Hmmm. While I value crime stopping, does Ann Arbor really need to post police officers on State Street by the car dealers on early Sunday mornings,when traffic is extremely light, to enforce the very low 35 MPH speed limit? Now if they ticketed UM students who step in front of cars mid-block at night, with their heads turned away from traffic, that would be something of value, contributing to public safety. Or wait on Division or 5th St to ticket drivers who turn left from the far right lane or turn right from the far left lane. But the Ann Arbor Police never do. I certainly hope that they do not reduce the police presence around South University from 10 PM to 3 AM.

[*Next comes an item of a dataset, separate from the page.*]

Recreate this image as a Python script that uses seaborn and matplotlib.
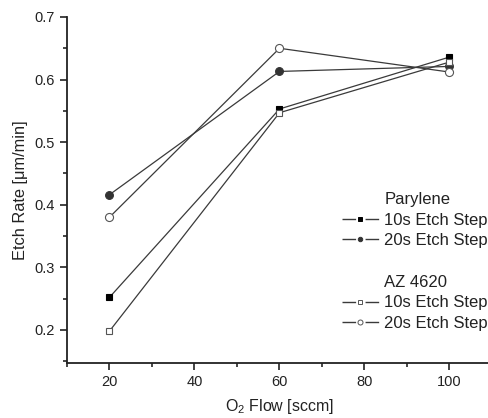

Do not taunt Happy Fun Ball

Tue, Feb 23, 2010 : 7:44 a.m.

Hey Everybody - let's buy up some 'Green space' outside the city so when we drive into town we can stare at corn fields. It would only cost 5-10 Million dollars per 'space'. - Then we can buy trips for Council to one of our 5,000,000 "Sister Cites". - And after that, we can hire a consultant for $X00,000 to tell us what a (enter city project here) would cost. - Lastly, we should raise taxes because everyone has toooo much money as it is - with all those foreclosures and bankruptcies and unemployment.;0

Fred&Barney

Tue, Feb 23, 2010 : 7:36 a.m.

Sorry, too bad, does the city still pay room and board for all the homeless residents of the old YMCA?

stephanie

Tue, Feb 23, 2010 : 6:53 a.m.

First of all increasing revenue is not an option! Ann Arbor has one of the highest tax rates in the state if not the country. The mayor and council need to live within their means. That is why they were elected. If they cannot do so then they should resign. The mayors art project could have saved how many police jobs? I would suggest you cancel it and hire a local artist at a reasonable price and save a few police jobs. As for the community standards division, that is a joke. I was recently threatened with a ticket even though we had shoveled our sidewalk and the snow had melted. In the meantime I have 2 neighbors who have not shoveled their sidewalk since the last snow and were apparently never ticketed even though I called to complain that this was unfair. The same neighbor let his apples rot in his yard all summer and his fence is a mess. The community standards division would do nothing even when I complained that they were drawing racoons and rats to the subdivision. To say nothing of the monstrosity of a playhouse they have outside my kitchen window that looks like a giant piece of junk. The council and the police department just don't get it. Maybe if there was some enforcement of "community standards" that improved the quality of life of residents and protected our property values the public might be more supportive. Instead it is used to raise more revenue by harassing citizens who have already been taxed to death. I suggest they get rid of the whole community standards department and bring back the animal control officer and stop letting the dog owners and the people who trash their yards run this town. Perhaps the police chief could right an article about just what the community standards department does so people can make an informed decision about them.

racerx

Tue, Feb 23, 2010 : 6:46 a.m.

Hey Chief, sorry about cutting policing staff but if you need an money losing golf course for the last decade, the City Council will be more than willing to budget the funds for you.